Return, without pictures, the lines from the start of the data through the one that contains "linewidth=2.4, ax=ax, legend=False, sort=False)".

— STORED DATA —
>> start
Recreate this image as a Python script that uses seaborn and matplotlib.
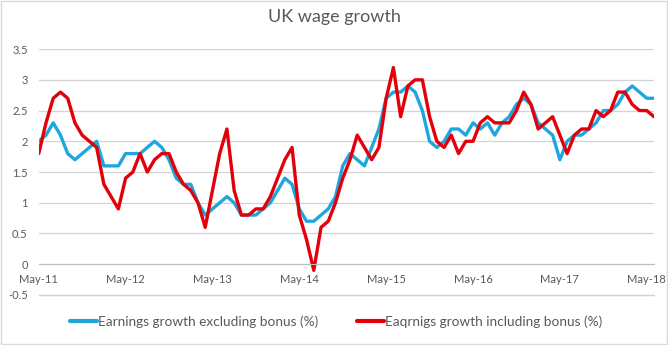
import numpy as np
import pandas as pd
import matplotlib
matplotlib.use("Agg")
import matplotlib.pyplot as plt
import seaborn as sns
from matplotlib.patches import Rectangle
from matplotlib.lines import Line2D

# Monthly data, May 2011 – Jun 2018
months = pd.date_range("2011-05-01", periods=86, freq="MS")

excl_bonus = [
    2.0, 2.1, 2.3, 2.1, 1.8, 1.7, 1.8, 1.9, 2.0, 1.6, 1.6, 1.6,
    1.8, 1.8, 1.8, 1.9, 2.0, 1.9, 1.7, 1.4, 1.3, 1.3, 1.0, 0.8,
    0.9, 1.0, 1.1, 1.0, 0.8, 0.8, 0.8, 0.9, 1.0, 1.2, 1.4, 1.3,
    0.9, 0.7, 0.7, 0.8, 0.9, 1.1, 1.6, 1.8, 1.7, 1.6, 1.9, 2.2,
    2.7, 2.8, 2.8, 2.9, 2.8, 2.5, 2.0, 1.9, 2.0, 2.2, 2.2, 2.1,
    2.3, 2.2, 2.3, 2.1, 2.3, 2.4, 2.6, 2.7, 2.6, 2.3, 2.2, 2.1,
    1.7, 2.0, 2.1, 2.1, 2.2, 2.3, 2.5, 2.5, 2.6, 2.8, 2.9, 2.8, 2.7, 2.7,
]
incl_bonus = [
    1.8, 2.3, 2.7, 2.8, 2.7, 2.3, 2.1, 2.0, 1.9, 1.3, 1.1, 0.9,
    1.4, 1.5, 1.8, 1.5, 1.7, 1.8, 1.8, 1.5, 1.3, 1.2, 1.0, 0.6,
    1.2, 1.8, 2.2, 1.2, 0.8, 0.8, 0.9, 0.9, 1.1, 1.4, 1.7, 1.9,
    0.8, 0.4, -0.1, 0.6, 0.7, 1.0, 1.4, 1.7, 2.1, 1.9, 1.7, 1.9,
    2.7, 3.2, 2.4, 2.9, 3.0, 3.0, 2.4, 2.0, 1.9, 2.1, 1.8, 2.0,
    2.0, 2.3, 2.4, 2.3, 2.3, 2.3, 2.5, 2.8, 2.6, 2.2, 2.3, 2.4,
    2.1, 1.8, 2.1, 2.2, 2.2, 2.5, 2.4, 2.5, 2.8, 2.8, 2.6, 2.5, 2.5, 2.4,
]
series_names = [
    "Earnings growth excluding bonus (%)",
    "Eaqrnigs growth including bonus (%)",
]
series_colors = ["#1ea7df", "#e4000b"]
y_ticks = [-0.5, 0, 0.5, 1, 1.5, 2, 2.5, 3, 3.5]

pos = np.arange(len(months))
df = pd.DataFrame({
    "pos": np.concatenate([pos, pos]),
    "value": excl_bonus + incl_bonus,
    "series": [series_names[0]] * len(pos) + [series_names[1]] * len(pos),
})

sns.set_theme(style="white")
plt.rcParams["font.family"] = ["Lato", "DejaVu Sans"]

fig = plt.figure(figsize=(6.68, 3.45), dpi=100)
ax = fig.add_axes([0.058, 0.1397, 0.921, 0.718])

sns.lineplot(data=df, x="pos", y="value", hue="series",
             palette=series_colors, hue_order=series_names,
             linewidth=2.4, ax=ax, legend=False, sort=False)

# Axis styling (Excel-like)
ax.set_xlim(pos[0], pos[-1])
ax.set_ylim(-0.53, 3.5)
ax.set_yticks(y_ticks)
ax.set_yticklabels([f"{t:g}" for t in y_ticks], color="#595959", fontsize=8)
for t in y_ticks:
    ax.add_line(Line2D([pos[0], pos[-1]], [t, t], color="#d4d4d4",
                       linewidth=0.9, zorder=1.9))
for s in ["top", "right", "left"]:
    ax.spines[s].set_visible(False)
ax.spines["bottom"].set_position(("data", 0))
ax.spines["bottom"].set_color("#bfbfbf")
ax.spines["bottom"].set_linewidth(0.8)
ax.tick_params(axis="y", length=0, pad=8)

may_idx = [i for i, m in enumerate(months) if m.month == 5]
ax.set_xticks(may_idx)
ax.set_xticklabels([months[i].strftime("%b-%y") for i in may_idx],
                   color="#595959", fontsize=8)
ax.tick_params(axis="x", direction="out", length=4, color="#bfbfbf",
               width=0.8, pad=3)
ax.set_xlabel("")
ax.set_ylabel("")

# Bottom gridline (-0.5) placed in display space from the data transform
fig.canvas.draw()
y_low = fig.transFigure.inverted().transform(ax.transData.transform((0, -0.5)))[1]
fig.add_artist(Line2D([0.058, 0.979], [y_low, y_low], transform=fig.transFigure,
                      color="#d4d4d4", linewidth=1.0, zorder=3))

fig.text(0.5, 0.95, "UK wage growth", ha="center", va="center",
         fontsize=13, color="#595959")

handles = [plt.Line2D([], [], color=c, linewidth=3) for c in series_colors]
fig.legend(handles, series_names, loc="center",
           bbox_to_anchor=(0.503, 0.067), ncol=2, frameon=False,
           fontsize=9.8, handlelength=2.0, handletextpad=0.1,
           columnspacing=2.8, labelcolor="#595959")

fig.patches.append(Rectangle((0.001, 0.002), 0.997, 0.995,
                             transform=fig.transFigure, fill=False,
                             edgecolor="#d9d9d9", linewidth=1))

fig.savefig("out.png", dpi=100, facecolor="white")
>> end
— ANSWER TO THE PROBLEM —
Recreate this image as a Python script that uses seaborn and matplotlib.
import numpy as np
import pandas as pd
import matplotlib
matplotlib.use("Agg")
import matplotlib.pyplot as plt
import seaborn as sns
from matplotlib.patches import Rectangle
from matplotlib.lines import Line2D

# Monthly data, May 2011 – Jun 2018
months = pd.date_range("2011-05-01", periods=86, freq="MS")

excl_bonus = [
    2.0, 2.1, 2.3, 2.1, 1.8, 1.7, 1.8, 1.9, 2.0, 1.6, 1.6, 1.6,
    1.8, 1.8, 1.8, 1.9, 2.0, 1.9, 1.7, 1.4, 1.3, 1.3, 1.0, 0.8,
    0.9, 1.0, 1.1, 1.0, 0.8, 0.8, 0.8, 0.9, 1.0, 1.2, 1.4, 1.3,
    0.9, 0.7, 0.7, 0.8, 0.9, 1.1, 1.6, 1.8, 1.7, 1.6, 1.9, 2.2,
    2.7, 2.8, 2.8, 2.9, 2.8, 2.5, 2.0, 1.9, 2.0, 2.2, 2.2, 2.1,
    2.3, 2.2, 2.3, 2.1, 2.3, 2.4, 2.6, 2.7, 2.6, 2.3, 2.2, 2.1,
    1.7, 2.0, 2.1, 2.1, 2.2, 2.3, 2.5, 2.5, 2.6, 2.8, 2.9, 2.8, 2.7, 2.7,
]
incl_bonus = [
    1.8, 2.3, 2.7, 2.8, 2.7, 2.3, 2.1, 2.0, 1.9, 1.3, 1.1, 0.9,
    1.4, 1.5, 1.8, 1.5, 1.7, 1.8, 1.8, 1.5, 1.3, 1.2, 1.0, 0.6,
    1.2, 1.8, 2.2, 1.2, 0.8, 0.8, 0.9, 0.9, 1.1, 1.4, 1.7, 1.9,
    0.8, 0.4, -0.1, 0.6, 0.7, 1.0, 1.4, 1.7, 2.1, 1.9, 1.7, 1.9,
    2.7, 3.2, 2.4, 2.9, 3.0, 3.0, 2.4, 2.0, 1.9, 2.1, 1.8, 2.0,
    2.0, 2.3, 2.4, 2.3, 2.3, 2.3, 2.5, 2.8, 2.6, 2.2, 2.3, 2.4,
    2.1, 1.8, 2.1, 2.2, 2.2, 2.5, 2.4, 2.5, 2.8, 2.8, 2.6, 2.5, 2.5, 2.4,
]
series_names = [
    "Earnings growth excluding bonus (%)",
    "Eaqrnigs growth including bonus (%)",
]
series_colors = ["#1ea7df", "#e4000b"]
y_ticks = [-0.5, 0, 0.5, 1, 1.5, 2, 2.5, 3, 3.5]

pos = np.arange(len(months))
df = pd.DataFrame({
    "pos": np.concatenate([pos, pos]),
    "value": excl_bonus + incl_bonus,
    "series": [series_names[0]] * len(pos) + [series_names[1]] * len(pos),
})

sns.set_theme(style="white")
plt.rcParams["font.family"] = ["Lato", "DejaVu Sans"]

fig = plt.figure(figsize=(6.68, 3.45), dpi=100)
ax = fig.add_axes([0.058, 0.1397, 0.921, 0.718])

sns.lineplot(data=df, x="pos", y="value", hue="series",
             palette=series_colors, hue_order=series_names,
             linewidth=2.4, ax=ax, legend=False, sort=False)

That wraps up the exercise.